We were recently asked an important question following an article of ours about the dangers of linear thinking: “I can see how organizations could get stuck in one way of thinking as it often happens. How can organizations avoid being linear while forming their strategic plan?”
At Intelligent Management we take a systemic view of any organization and everything that goes on inside it. Strategy is connected with how the organization thinks about everything. So in reply to this valuable question, we always encourage organizations to use the Core Conflict Thinking Process to build a systemic strategy. Using the Thinking Processes helps individuals and the collective to reinforce their ability to think and act not in a limited, linear way but systemically.
Changing How We Think Business
Every single thing that happens in a company, from how strategy is designed to how a widget or a software is made and sold, is the end result of one specific human activity: thinking. In many companies, the thinking that originates the actions that follow is, at best, vague. Anyone who has sat in enough meetings knows this.
Why is so much thinking in organizations vague? It’s not because people lack intelligence or qualifications. The fact is that the kind of thinking that can produce high-quality results at a systemic level needs to be learned, but who is teaching it?
Dr. Eliyahu Goldratt declared that his mission was to “teach the world to think.” At Intelligent Management, we have had the privilege of sharing the Thinking Processes developed by Goldratt with dozens of companies over the years. What is perhaps most exciting is to see how these Thinking Processes raise the collective intelligence in any organization. They allow people to achieve real focus together, as a group, and then to act on that focus in an orderly and effective way. Not only does this work raise collective intelligence, it also leverages the unique intelligence, knowledge, and experience of the group to create breakthroughs and innovation where previously they were stuck.
The faster our world and our markets change through technology, the faster we must acquire systemic thinking skills to think through the shifts and innovations required to lead, adapt, or simply keep up. As we have said, the new covenant that everyone in the organization (as well as the value chain in which the organization is embedded) must embrace requires a much higher ability to think, communicate, and act; it requires a new “wiring” in the way we measure, manage, and sustainably improve our efforts toward our goals.
How Can We Boost Our Systemic Intelligence and Learn to Think Business in a Nonlinear Way?

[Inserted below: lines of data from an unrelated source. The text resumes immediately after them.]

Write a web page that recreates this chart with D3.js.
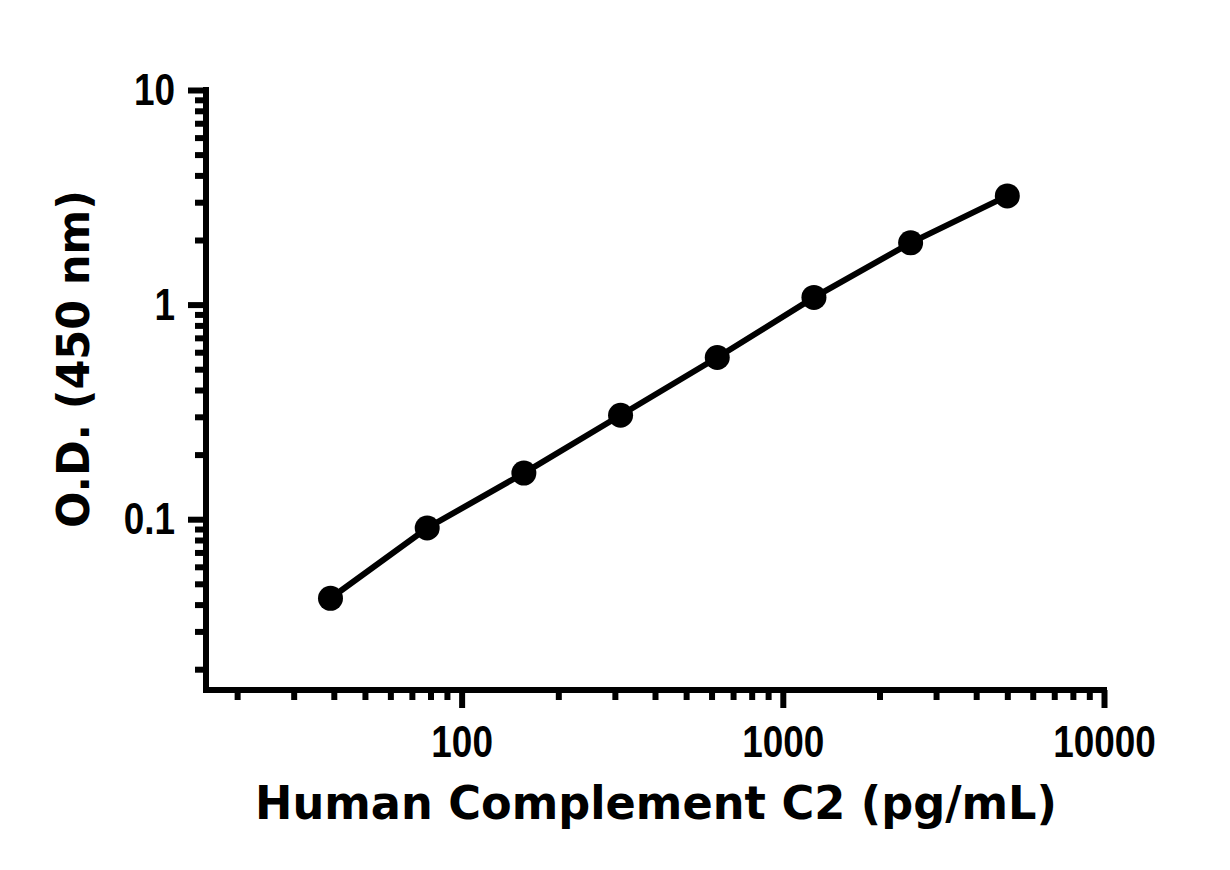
<!DOCTYPE html>
<html>
<head>
<meta charset="utf-8">
<script src="https://cdn.jsdelivr.net/npm/d3@7"></script>
<style>
  body { margin: 0; background: #fff; }
  svg { display: block; }
</style>
</head>
<body>
<div id="chart"></div>
<script>
// Standard curve: concentration (pg/mL) vs O.D. at 450 nm
const concentrations = [39.06, 78.13, 156.25, 312.5, 625, 1250, 2500, 5000]
const odValues = [0.0428, 0.091, 0.164, 0.305, 0.567, 1.08, 1.94, 3.21]

const xMajorTicks = [100, 1000, 10000]
const xMinorTicks = [20, 30, 40, 50, 60, 70, 80, 90,
  200, 300, 400, 500, 600, 700, 800, 900,
  2000, 3000, 4000, 5000, 6000, 7000, 8000, 9000]
const yMajorTicks = [0.1, 1, 10]
const yMinorTicks = [0.02, 0.03, 0.04, 0.05, 0.06, 0.07, 0.08, 0.09,
  0.2, 0.3, 0.4, 0.5, 0.6, 0.7, 0.8, 0.9,
  2, 3, 4, 5, 6, 7, 8, 9]

const xTitle = "Human Complement C2 (pg/mL)"
const yTitle = "O.D. (450 nm)"

const width = 1230
const height = 870

const svg = d3.select("#chart")
  .append("svg")
  .attr("width", width)
  .attr("height", height)

const x = d3.scaleLog().domain([16, 10000]).range([206, 1104])
const y = d3.scaleLog().domain([0.016, 10]).range([690, 90])

const tickFont = "'Liberation Sans', Arial, sans-serif"
const titleFont = "'DejaVu Sans', 'Century Gothic', sans-serif"

// Axes
const yAxisG = svg.append("g").attr("transform", `translate(${x.range()[0]},0)`)
yAxisG.append("g").call(d3.axisLeft(y).tickValues(yMinorTicks).tickSize(11).tickFormat(""))
yAxisG.append("g").call(d3.axisLeft(y).tickValues(yMajorTicks).tickSize(18).tickPadding(13)
  .tickFormat(d => d3.format("~g")(d)))

const xAxisG = svg.append("g").attr("transform", `translate(0,${y.range()[0]})`)
xAxisG.append("g").call(d3.axisBottom(x).tickValues(xMinorTicks).tickSize(10).tickFormat(""))
xAxisG.append("g").call(d3.axisBottom(x).tickValues(xMajorTicks).tickSize(18).tickPadding(17)
  .tickFormat(d => String(d)))

svg.selectAll(".domain").remove()
svg.selectAll(".tick line").attr("stroke", "#000").attr("stroke-width", 6)
svg.selectAll(".tick text")
  .attr("fill", "#000")
  .style("font-family", tickFont)
  .style("font-weight", "bold")
  .style("font-size", "45px")
  .each(function () {
    // squeeze to a narrow bold look
    const w = this.getComputedTextLength()
    d3.select(this).attr("textLength", w * 0.82).attr("lengthAdjust", "spacingAndGlyphs")
  })

// Axis lines
svg.append("line")
  .attr("x1", x.range()[0]).attr("x2", x.range()[0])
  .attr("y1", y.range()[0]).attr("y2", y.range()[1])
  .attr("stroke", "#000").attr("stroke-width", 6).attr("stroke-linecap", "square")
svg.append("line")
  .attr("x1", x.range()[0]).attr("x2", x.range()[1])
  .attr("y1", y.range()[0]).attr("y2", y.range()[0])
  .attr("stroke", "#000").attr("stroke-width", 6).attr("stroke-linecap", "square")

// Curve
const pts = concentrations.map((c, i) => ({ c, od: odValues[i] }))
svg.append("path")
  .datum(pts)
  .attr("fill", "none")
  .attr("stroke", "#000")
  .attr("stroke-width", 6)
  .attr("d", d3.line().x(d => x(d.c)).y(d => y(d.od)))

svg.append("g")
  .selectAll("circle")
  .data(pts)
  .join("circle")
  .attr("cx", d => x(d.c))
  .attr("cy", d => y(d.od))
  .attr("r", 12.5)
  .attr("fill", "#000")

// Titles
svg.append("text")
  .attr("x", 656)
  .attr("y", 819)
  .attr("text-anchor", "middle")
  .attr("textLength", 802)
  .attr("lengthAdjust", "spacingAndGlyphs")
  .style("font-family", titleFont)
  .style("font-weight", "bold")
  .style("font-size", "47px")
  .text(xTitle)

svg.append("text")
  .attr("transform", "translate(89,359) rotate(-90)")
  .attr("text-anchor", "middle")
  .attr("textLength", 338)
  .attr("lengthAdjust", "spacingAndGlyphs")
  .style("font-family", titleFont)
  .style("font-weight", "bold")
  .style("font-size", "45px")
  .text(yTitle)
</script>
</body>
</html>
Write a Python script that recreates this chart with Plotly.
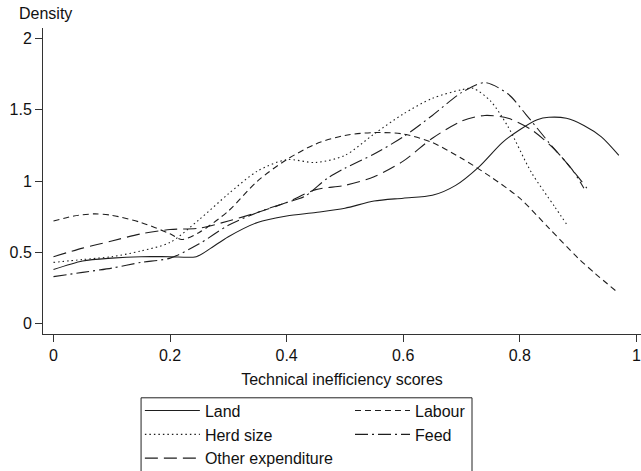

Learning how to change is perhaps the greatest challenge businesses face and the most urgent one. Technology demands it and it may not be an exaggeration to say that perhaps our very survival as civilizations depends on it. In this sense, the conflict “Change vs. Don’t Change” that we saw in Chapter 8 is probably one of the most profound issues of our times. To fully embrace and leverage new technologies to our benefit, we need to learn to think systemically. However, this is not usually something that we are taught at school or in Business Schools. Indeed, thinking skills in general are not taught, beyond the ability to analyze something logically in terms of grammar or high-school math. Thinking, however, is never a purely logical activity. It is always informed by our emotions, our fears, and our desires. Above all, our thinking is “clouded” by our assumptions and the mental models we inevitably bring with us as part of how our brains have developed. These assumptions and mental models are intimately connected with our personal experiences and the environments where we learned to interact with the world. For example, if we ask an American, a Swede, and a Japanese person what they think about the right for civilians to bear arms, we will no doubt receive very different answers. It is perfectly understandable that people from different backgrounds have different world-views. However, when people need to interact to achieve a goal, these differing world-views often lead to conflicts.
The Creative Nature of Conflict
Thanks to the different world-views or assumptions about reality that various members of any organization or value chain bring to the table, conflict is inevitable. A conflict is a form of “constraint.” So far in this book, we have framed several situations or problems as “conflicts” following the approach developed by Dr. Goldratt. The Conflict Cloud is a powerful, structured, and highly effective way to leverage conflict as an opportunity for breakthrough and innovation. Indeed, conflict is an opportunity for creativity.
Why is this so powerful? Because no matter the conflict addressed, it takes into consideration for all parties the two fundamental human drivers: control (this connects with fear, restraint, stability, security, immanence, etc.) and vision (this connects with desire, expansion, satisfaction, transcendence, etc.). In any conflict, these two needs exist in a variety of manifestations, and any sustainable business solution must respect and protect them. This is key to achieving success through conflict.